• **DATASET**
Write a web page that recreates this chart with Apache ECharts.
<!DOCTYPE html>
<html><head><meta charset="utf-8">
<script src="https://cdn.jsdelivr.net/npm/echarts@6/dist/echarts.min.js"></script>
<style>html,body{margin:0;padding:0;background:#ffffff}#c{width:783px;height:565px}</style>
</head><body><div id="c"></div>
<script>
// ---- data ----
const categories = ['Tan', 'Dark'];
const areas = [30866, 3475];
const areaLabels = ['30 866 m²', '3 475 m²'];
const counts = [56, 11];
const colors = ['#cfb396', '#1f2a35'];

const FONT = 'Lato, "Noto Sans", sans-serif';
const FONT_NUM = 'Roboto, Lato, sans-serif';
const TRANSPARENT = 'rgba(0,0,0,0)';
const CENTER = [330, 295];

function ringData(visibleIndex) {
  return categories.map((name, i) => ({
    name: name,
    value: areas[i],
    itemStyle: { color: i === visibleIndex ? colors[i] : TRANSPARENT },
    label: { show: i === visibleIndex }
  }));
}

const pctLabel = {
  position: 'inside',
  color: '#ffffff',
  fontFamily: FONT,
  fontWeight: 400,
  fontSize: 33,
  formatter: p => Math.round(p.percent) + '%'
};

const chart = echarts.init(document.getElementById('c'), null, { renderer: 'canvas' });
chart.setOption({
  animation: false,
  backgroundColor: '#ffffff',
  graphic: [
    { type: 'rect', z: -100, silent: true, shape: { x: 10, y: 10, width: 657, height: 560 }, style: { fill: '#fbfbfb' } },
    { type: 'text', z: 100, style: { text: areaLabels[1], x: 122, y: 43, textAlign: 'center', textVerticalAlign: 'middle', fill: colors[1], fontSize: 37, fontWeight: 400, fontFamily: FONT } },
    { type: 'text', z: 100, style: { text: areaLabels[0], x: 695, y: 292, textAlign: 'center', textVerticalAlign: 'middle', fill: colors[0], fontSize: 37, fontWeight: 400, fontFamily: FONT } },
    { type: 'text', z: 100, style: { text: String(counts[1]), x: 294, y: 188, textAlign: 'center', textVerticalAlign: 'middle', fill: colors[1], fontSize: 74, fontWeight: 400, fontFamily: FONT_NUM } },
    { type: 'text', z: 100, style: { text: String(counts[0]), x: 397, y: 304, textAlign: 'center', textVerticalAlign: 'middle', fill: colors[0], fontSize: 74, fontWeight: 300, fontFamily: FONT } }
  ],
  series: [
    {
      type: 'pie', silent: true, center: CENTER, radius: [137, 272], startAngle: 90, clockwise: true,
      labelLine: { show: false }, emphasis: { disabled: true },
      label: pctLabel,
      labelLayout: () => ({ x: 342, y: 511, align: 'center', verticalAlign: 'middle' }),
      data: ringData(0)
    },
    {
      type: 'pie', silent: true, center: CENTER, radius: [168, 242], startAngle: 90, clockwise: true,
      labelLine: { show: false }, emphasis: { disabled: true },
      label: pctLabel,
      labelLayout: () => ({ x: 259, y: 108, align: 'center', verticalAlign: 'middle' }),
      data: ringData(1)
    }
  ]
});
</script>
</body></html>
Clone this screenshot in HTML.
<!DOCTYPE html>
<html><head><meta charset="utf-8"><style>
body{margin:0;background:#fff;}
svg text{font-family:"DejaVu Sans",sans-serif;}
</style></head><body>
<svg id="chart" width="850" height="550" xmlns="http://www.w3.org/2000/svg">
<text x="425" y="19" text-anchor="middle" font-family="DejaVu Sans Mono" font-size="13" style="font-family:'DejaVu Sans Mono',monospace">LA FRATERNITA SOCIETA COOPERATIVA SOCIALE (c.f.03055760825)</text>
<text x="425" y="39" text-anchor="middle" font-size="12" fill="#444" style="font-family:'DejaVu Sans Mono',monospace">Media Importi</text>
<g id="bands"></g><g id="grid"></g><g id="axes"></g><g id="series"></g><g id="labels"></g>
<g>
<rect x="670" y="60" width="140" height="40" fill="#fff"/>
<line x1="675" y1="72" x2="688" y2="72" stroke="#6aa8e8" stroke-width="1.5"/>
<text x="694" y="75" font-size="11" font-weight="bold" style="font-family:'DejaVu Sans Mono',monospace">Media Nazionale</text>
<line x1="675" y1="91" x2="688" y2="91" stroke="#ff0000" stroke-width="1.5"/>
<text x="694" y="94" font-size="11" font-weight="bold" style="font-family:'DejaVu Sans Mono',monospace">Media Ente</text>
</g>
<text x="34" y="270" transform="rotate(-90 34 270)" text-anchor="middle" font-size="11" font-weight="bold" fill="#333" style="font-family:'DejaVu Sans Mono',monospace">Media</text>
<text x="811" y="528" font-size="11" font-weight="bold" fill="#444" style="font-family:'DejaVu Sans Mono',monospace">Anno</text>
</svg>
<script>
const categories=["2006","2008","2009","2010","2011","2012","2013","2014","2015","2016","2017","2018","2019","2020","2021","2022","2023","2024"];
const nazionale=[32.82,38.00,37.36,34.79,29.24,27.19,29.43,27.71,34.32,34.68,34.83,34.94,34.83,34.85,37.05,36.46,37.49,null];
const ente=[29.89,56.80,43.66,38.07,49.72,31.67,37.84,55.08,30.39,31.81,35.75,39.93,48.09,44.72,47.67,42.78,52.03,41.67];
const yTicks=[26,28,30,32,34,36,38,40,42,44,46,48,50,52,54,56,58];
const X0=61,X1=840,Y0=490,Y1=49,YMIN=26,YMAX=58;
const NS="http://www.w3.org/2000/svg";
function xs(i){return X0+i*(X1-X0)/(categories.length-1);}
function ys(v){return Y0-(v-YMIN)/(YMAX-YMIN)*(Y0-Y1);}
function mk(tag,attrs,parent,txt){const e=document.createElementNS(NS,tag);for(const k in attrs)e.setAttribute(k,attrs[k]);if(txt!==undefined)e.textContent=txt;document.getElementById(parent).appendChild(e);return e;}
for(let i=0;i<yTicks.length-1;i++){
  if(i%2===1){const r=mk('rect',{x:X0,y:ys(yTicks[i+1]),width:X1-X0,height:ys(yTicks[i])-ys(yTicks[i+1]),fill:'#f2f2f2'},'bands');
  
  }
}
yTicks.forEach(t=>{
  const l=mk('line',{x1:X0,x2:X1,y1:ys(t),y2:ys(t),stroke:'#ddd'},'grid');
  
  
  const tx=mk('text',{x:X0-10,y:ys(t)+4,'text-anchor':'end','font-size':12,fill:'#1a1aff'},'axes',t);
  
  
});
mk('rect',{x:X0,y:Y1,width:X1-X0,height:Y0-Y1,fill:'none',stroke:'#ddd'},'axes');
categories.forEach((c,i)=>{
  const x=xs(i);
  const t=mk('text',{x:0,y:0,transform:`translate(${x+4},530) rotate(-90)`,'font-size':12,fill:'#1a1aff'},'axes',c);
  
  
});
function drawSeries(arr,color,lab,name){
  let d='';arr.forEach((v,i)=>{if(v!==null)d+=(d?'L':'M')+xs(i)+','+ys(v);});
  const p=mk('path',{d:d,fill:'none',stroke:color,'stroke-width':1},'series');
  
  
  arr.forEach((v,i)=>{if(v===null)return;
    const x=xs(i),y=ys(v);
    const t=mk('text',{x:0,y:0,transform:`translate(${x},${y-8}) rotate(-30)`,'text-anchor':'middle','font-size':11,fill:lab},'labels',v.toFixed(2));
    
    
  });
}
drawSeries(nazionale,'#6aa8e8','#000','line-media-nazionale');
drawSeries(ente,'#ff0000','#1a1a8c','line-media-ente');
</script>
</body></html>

• **WRITTEN REQUEST**
Extract the full listing above without alteration.

• **OUTPUT FOR THIS TASK**
Write a web page that recreates this chart with Apache ECharts.
<!DOCTYPE html>
<html><head><meta charset="utf-8">
<script src="https://cdn.jsdelivr.net/npm/echarts@6/dist/echarts.min.js"></script>
<style>html,body{margin:0;padding:0;background:#ffffff}#c{width:783px;height:565px}</style>
</head><body><div id="c"></div>
<script>
// ---- data ----
const categories = ['Tan', 'Dark'];
const areas = [30866, 3475];
const areaLabels = ['30 866 m²', '3 475 m²'];
const counts = [56, 11];
const colors = ['#cfb396', '#1f2a35'];

const FONT = 'Lato, "Noto Sans", sans-serif';
const FONT_NUM = 'Roboto, Lato, sans-serif';
const TRANSPARENT = 'rgba(0,0,0,0)';
const CENTER = [330, 295];

function ringData(visibleIndex) {
  return categories.map((name, i) => ({
    name: name,
    value: areas[i],
    itemStyle: { color: i === visibleIndex ? colors[i] : TRANSPARENT },
    label: { show: i === visibleIndex }
  }));
}

const pctLabel = {
  position: 'inside',
  color: '#ffffff',
  fontFamily: FONT,
  fontWeight: 400,
  fontSize: 33,
  formatter: p => Math.round(p.percent) + '%'
};

const chart = echarts.init(document.getElementById('c'), null, { renderer: 'canvas' });
chart.setOption({
  animation: false,
  backgroundColor: '#ffffff',
  graphic: [
    { type: 'rect', z: -100, silent: true, shape: { x: 10, y: 10, width: 657, height: 560 }, style: { fill: '#fbfbfb' } },
    { type: 'text', z: 100, style: { text: areaLabels[1], x: 122, y: 43, textAlign: 'center', textVerticalAlign: 'middle', fill: colors[1], fontSize: 37, fontWeight: 400, fontFamily: FONT } },
    { type: 'text', z: 100, style: { text: areaLabels[0], x: 695, y: 292, textAlign: 'center', textVerticalAlign: 'middle', fill: colors[0], fontSize: 37, fontWeight: 400, fontFamily: FONT } },
    { type: 'text', z: 100, style: { text: String(counts[1]), x: 294, y: 188, textAlign: 'center', textVerticalAlign: 'middle', fill: colors[1], fontSize: 74, fontWeight: 400, fontFamily: FONT_NUM } },
    { type: 'text', z: 100, style: { text: String(counts[0]), x: 397, y: 304, textAlign: 'center', textVerticalAlign: 'middle', fill: colors[0], fontSize: 74, fontWeight: 300, fontFamily: FONT } }
  ],
  series: [
    {
      type: 'pie', silent: true, center: CENTER, radius: [137, 272], startAngle: 90, clockwise: true,
      labelLine: { show: false }, emphasis: { disabled: true },
      label: pctLabel,
      labelLayout: () => ({ x: 342, y: 511, align: 'center', verticalAlign: 'middle' }),
      data: ringData(0)
    },
    {
      type: 'pie', silent: true, center: CENTER, radius: [168, 242], startAngle: 90, clockwise: true,
      labelLine: { show: false }, emphasis: { disabled: true },
      label: pctLabel,
      labelLayout: () => ({ x: 259, y: 108, align: 'center', verticalAlign: 'middle' }),
      data: ringData(1)
    }
  ]
});
</script>
</body></html>
Clone this screenshot in HTML.
<!DOCTYPE html>
<html><head><meta charset="utf-8"><style>
body{margin:0;background:#fff;}
svg text{font-family:"DejaVu Sans",sans-serif;}
</style></head><body>
<svg id="chart" width="850" height="550" xmlns="http://www.w3.org/2000/svg">
<text x="425" y="19" text-anchor="middle" font-family="DejaVu Sans Mono" font-size="13" style="font-family:'DejaVu Sans Mono',monospace">LA FRATERNITA SOCIETA COOPERATIVA SOCIALE (c.f.03055760825)</text>
<text x="425" y="39" text-anchor="middle" font-size="12" fill="#444" style="font-family:'DejaVu Sans Mono',monospace">Media Importi</text>
<g id="bands"></g><g id="grid"></g><g id="axes"></g><g id="series"></g><g id="labels"></g>
<g>
<rect x="670" y="60" width="140" height="40" fill="#fff"/>
<line x1="675" y1="72" x2="688" y2="72" stroke="#6aa8e8" stroke-width="1.5"/>
<text x="694" y="75" font-size="11" font-weight="bold" style="font-family:'DejaVu Sans Mono',monospace">Media Nazionale</text>
<line x1="675" y1="91" x2="688" y2="91" stroke="#ff0000" stroke-width="1.5"/>
<text x="694" y="94" font-size="11" font-weight="bold" style="font-family:'DejaVu Sans Mono',monospace">Media Ente</text>
</g>
<text x="34" y="270" transform="rotate(-90 34 270)" text-anchor="middle" font-size="11" font-weight="bold" fill="#333" style="font-family:'DejaVu Sans Mono',monospace">Media</text>
<text x="811" y="528" font-size="11" font-weight="bold" fill="#444" style="font-family:'DejaVu Sans Mono',monospace">Anno</text>
</svg>
<script>
const categories=["2006","2008","2009","2010","2011","2012","2013","2014","2015","2016","2017","2018","2019","2020","2021","2022","2023","2024"];
const nazionale=[32.82,38.00,37.36,34.79,29.24,27.19,29.43,27.71,34.32,34.68,34.83,34.94,34.83,34.85,37.05,36.46,37.49,null];
const ente=[29.89,56.80,43.66,38.07,49.72,31.67,37.84,55.08,30.39,31.81,35.75,39.93,48.09,44.72,47.67,42.78,52.03,41.67];
const yTicks=[26,28,30,32,34,36,38,40,42,44,46,48,50,52,54,56,58];
const X0=61,X1=840,Y0=490,Y1=49,YMIN=26,YMAX=58;
const NS="http://www.w3.org/2000/svg";
function xs(i){return X0+i*(X1-X0)/(categories.length-1);}
function ys(v){return Y0-(v-YMIN)/(YMAX-YMIN)*(Y0-Y1);}
function mk(tag,attrs,parent,txt){const e=document.createElementNS(NS,tag);for(const k in attrs)e.setAttribute(k,attrs[k]);if(txt!==undefined)e.textContent=txt;document.getElementById(parent).appendChild(e);return e;}
for(let i=0;i<yTicks.length-1;i++){
  if(i%2===1){const r=mk('rect',{x:X0,y:ys(yTicks[i+1]),width:X1-X0,height:ys(yTicks[i])-ys(yTicks[i+1]),fill:'#f2f2f2'},'bands');
  
  }
}
yTicks.forEach(t=>{
  const l=mk('line',{x1:X0,x2:X1,y1:ys(t),y2:ys(t),stroke:'#ddd'},'grid');
  
  
  const tx=mk('text',{x:X0-10,y:ys(t)+4,'text-anchor':'end','font-size':12,fill:'#1a1aff'},'axes',t);
  
  
});
mk('rect',{x:X0,y:Y1,width:X1-X0,height:Y0-Y1,fill:'none',stroke:'#ddd'},'axes');
categories.forEach((c,i)=>{
  const x=xs(i);
  const t=mk('text',{x:0,y:0,transform:`translate(${x+4},530) rotate(-90)`,'font-size':12,fill:'#1a1aff'},'axes',c);
  
  
});
function drawSeries(arr,color,lab,name){
  let d='';arr.forEach((v,i)=>{if(v!==null)d+=(d?'L':'M')+xs(i)+','+ys(v);});
  const p=mk('path',{d:d,fill:'none',stroke:color,'stroke-width':1},'series');
  
  
  arr.forEach((v,i)=>{if(v===null)return;
    const x=xs(i),y=ys(v);
    const t=mk('text',{x:0,y:0,transform:`translate(${x},${y-8}) rotate(-30)`,'text-anchor':'middle','font-size':11,fill:lab},'labels',v.toFixed(2));
    
    
  });
}
drawSeries(nazionale,'#6aa8e8','#000','line-media-nazionale');
drawSeries(ente,'#ff0000','#1a1a8c','line-media-ente');
</script>
</body></html>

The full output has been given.